Locate every line in the material below that has the word "matplotlib". Copy each of those lines.

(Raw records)
/---

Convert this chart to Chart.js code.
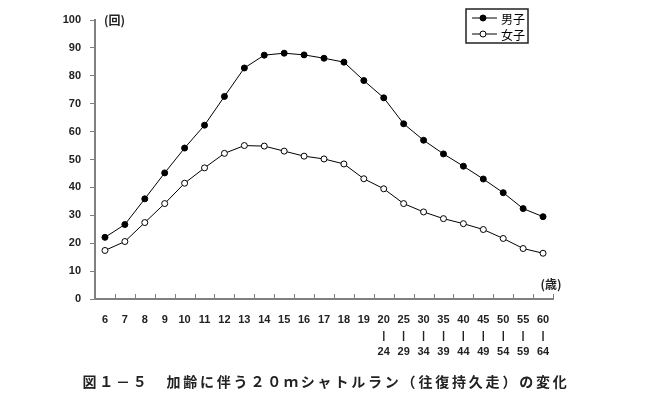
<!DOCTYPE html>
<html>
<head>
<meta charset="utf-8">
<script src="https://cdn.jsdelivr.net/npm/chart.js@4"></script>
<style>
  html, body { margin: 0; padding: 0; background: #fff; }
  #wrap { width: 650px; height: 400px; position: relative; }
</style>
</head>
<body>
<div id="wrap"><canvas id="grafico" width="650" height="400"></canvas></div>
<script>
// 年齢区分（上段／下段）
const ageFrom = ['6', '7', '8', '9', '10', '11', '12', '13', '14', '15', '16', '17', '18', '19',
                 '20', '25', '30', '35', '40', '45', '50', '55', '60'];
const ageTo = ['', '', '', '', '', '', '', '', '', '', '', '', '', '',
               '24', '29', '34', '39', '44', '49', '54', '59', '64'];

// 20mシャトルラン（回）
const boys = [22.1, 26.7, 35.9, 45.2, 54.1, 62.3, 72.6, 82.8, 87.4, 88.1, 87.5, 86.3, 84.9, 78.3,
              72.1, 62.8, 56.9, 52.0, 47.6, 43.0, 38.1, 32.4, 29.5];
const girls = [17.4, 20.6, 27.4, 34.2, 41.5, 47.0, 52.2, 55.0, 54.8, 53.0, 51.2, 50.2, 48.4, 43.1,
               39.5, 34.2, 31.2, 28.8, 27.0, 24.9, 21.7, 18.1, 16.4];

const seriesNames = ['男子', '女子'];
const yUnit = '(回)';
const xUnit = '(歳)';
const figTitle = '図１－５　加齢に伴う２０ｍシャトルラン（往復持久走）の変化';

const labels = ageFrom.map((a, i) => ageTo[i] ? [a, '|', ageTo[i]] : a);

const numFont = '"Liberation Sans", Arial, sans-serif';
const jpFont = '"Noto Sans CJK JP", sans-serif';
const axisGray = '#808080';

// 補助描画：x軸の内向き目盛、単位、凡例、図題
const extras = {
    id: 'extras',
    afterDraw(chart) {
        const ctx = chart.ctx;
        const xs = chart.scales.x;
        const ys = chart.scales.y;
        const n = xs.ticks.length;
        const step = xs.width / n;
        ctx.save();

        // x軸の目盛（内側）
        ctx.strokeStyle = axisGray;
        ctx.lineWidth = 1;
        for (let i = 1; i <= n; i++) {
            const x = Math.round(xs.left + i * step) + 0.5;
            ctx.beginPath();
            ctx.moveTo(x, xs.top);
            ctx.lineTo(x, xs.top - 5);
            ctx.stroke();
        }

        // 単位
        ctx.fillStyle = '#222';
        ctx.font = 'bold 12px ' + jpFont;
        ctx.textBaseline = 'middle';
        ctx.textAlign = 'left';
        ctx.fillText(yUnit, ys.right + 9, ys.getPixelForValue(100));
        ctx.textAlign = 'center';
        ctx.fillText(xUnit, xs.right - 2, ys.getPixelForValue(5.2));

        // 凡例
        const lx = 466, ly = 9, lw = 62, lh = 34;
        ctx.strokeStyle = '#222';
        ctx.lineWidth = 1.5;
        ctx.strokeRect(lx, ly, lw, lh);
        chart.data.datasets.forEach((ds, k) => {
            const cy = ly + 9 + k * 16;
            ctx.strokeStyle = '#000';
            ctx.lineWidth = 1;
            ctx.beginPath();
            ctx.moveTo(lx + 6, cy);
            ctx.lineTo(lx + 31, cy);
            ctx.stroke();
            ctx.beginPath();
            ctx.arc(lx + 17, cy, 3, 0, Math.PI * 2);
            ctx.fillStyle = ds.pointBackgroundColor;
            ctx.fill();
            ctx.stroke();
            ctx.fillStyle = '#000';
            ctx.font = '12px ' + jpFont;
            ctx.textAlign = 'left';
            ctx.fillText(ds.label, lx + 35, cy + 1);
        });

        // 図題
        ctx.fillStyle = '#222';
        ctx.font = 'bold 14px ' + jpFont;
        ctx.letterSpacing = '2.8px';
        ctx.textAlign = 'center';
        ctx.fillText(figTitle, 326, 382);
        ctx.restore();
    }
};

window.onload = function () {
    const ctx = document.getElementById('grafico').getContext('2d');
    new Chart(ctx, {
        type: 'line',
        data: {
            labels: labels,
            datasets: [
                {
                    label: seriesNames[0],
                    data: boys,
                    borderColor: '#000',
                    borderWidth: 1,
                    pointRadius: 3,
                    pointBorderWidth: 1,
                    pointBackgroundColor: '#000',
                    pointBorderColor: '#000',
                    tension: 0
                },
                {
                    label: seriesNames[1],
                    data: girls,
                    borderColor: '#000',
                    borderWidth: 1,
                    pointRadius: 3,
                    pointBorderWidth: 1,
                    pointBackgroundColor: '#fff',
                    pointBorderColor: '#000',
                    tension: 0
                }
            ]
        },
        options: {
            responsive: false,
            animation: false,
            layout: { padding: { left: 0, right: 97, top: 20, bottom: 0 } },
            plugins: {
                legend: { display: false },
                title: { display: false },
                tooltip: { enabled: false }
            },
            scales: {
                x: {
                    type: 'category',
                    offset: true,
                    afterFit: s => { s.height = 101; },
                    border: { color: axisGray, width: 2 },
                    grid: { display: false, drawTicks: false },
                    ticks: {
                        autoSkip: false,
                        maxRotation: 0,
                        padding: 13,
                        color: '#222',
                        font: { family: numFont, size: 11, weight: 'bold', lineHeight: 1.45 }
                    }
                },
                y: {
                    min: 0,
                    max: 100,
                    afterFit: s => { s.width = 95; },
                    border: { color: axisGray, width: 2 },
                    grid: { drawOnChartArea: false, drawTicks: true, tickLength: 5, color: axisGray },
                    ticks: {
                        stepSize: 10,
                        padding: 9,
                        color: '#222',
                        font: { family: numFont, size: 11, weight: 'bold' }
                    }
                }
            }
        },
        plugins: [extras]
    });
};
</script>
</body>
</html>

\---
/---

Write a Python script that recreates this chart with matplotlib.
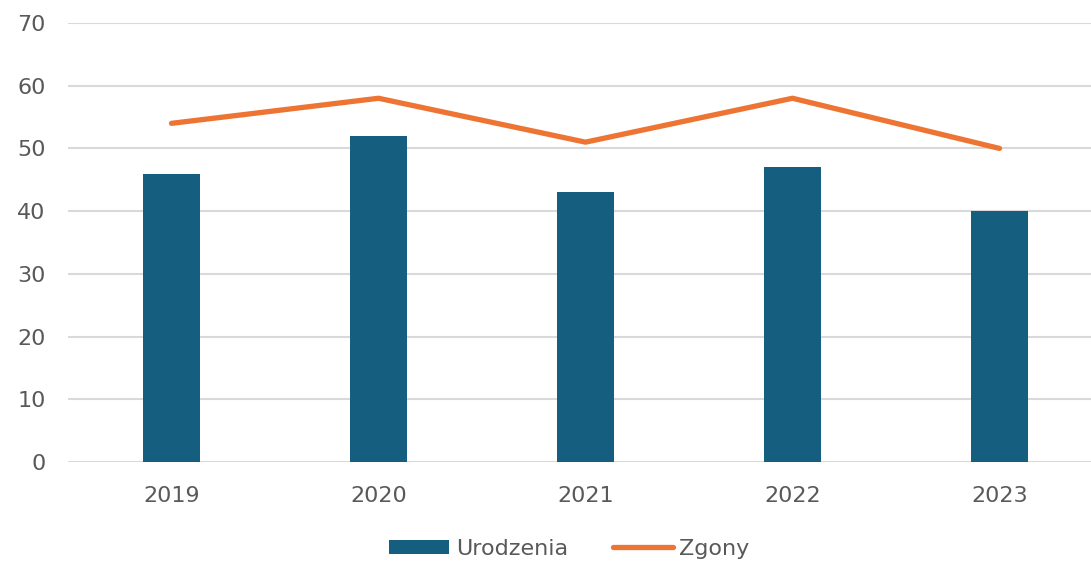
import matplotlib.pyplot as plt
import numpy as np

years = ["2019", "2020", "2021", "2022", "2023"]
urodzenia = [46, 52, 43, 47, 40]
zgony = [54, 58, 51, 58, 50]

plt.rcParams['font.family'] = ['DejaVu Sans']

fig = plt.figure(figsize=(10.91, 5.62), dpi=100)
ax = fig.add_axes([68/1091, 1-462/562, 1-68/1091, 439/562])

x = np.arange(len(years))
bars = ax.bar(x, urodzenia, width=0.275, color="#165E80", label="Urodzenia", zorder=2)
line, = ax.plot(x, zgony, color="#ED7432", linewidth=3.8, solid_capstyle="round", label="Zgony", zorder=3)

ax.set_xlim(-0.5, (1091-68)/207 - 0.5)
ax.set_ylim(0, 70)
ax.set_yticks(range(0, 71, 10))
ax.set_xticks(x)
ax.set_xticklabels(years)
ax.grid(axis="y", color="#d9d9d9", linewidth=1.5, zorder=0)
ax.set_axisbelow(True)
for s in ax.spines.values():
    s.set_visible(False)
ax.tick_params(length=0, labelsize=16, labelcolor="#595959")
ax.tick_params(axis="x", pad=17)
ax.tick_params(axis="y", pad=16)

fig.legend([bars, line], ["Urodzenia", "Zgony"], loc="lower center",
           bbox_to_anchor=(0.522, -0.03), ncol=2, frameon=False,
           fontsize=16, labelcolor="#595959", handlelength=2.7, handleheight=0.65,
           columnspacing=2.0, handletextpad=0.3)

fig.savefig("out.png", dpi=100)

\---
/---

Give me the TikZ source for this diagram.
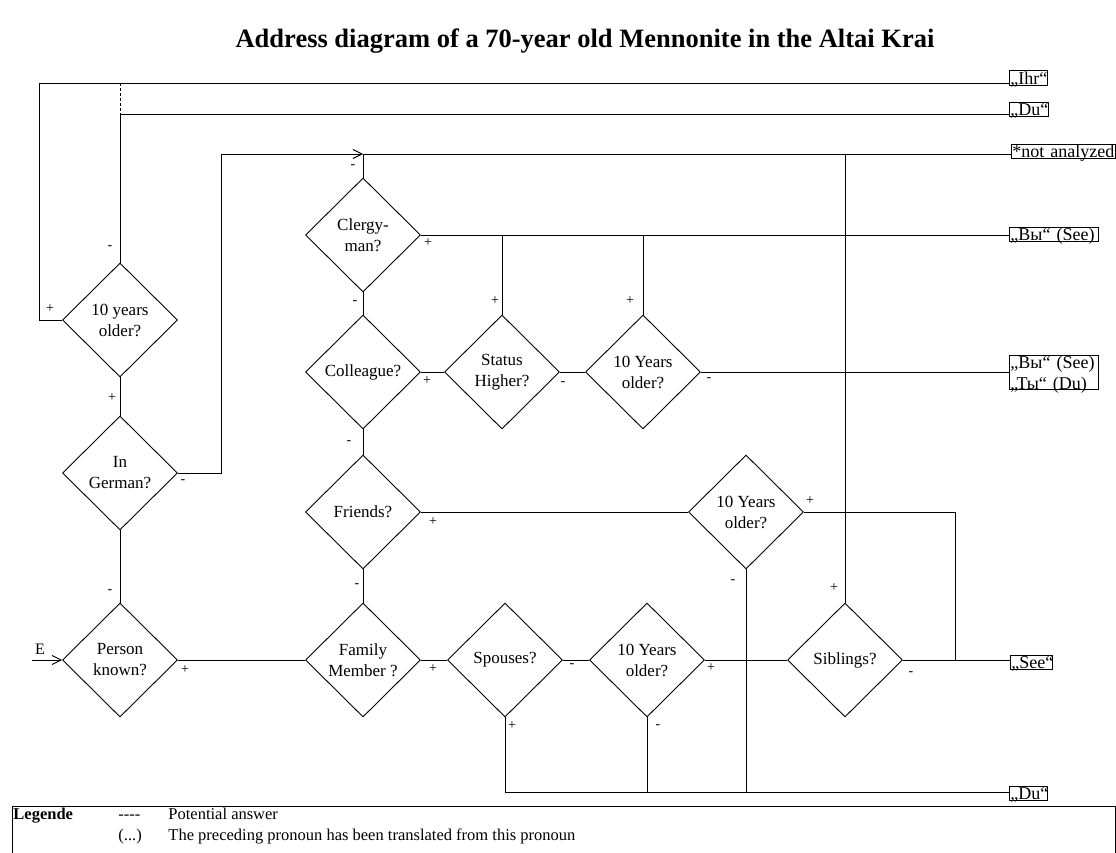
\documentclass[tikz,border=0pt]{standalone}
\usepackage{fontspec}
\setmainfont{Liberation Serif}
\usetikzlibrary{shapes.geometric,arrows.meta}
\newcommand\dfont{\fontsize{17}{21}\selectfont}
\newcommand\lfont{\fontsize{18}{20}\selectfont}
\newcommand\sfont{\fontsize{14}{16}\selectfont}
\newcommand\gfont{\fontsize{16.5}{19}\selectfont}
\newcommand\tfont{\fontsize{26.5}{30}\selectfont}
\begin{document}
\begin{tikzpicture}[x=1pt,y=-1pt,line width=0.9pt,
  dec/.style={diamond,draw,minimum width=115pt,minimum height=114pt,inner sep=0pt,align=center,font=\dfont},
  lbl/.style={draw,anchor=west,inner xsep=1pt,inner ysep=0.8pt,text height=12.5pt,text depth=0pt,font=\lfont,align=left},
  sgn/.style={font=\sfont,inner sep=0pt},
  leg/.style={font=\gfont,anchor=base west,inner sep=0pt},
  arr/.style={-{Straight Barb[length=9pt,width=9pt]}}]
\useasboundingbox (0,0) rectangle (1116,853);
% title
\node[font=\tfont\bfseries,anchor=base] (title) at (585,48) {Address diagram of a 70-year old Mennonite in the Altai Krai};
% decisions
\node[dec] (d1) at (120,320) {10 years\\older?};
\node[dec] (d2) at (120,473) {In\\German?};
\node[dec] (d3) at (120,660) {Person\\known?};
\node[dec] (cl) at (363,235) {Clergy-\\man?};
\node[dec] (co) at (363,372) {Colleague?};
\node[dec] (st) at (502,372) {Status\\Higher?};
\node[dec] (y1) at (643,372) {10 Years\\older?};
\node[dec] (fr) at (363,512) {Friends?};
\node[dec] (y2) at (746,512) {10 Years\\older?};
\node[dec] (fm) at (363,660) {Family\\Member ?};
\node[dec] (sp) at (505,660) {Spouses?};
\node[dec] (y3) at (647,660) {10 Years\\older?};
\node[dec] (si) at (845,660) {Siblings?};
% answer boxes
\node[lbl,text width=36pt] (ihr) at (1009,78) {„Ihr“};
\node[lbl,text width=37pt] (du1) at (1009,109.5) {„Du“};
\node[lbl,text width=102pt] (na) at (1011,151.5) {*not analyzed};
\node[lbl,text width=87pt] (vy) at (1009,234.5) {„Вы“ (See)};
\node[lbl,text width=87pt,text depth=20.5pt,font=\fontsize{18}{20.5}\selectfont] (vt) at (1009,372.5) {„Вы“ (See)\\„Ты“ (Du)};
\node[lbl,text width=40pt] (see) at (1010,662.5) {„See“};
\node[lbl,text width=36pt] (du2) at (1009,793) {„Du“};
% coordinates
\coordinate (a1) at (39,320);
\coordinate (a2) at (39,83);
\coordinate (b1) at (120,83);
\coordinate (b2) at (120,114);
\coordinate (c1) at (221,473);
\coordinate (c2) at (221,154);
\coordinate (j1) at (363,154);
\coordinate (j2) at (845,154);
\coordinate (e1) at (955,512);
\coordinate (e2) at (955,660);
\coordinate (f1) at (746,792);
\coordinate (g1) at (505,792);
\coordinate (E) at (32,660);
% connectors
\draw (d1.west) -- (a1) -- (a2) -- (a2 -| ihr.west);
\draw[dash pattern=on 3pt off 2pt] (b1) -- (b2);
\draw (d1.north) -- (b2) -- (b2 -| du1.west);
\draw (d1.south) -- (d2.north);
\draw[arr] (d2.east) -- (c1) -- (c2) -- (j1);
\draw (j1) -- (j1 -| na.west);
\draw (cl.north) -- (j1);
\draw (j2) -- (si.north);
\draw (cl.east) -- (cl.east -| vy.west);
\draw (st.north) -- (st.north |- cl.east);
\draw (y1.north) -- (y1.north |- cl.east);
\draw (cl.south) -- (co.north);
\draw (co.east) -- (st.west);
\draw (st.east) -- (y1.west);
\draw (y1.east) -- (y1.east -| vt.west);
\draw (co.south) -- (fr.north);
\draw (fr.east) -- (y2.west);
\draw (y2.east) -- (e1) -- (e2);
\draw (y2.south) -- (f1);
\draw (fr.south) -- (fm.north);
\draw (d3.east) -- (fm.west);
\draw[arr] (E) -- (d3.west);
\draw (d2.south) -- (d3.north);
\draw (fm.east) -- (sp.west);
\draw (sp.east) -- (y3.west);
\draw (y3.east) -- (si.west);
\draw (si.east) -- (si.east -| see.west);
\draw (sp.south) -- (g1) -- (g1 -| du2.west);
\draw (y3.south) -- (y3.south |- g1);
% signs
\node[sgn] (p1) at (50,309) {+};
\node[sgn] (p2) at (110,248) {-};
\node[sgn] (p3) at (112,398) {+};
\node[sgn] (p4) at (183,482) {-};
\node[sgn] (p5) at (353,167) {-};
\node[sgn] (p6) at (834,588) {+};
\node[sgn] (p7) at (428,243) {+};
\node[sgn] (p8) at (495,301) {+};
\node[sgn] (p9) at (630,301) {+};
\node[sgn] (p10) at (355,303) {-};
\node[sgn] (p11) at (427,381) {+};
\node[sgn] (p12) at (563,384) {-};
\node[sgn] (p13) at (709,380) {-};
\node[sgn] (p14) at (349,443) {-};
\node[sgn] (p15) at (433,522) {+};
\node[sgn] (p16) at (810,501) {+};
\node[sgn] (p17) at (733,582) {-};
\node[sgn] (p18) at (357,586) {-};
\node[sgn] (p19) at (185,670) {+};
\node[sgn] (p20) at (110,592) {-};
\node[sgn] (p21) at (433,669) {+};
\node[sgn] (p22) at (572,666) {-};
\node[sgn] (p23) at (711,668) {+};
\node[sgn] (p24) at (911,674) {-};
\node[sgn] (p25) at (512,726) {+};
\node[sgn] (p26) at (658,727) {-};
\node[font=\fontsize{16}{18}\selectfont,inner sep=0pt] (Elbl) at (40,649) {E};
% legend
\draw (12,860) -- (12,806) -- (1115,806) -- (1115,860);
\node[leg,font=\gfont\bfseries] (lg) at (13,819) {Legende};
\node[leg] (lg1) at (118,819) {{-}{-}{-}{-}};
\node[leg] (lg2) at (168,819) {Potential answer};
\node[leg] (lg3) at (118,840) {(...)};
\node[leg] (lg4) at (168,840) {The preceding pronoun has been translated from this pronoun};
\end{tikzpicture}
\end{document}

\---

**Written reply**
Write a Python script that recreates this chart with matplotlib.
import matplotlib.pyplot as plt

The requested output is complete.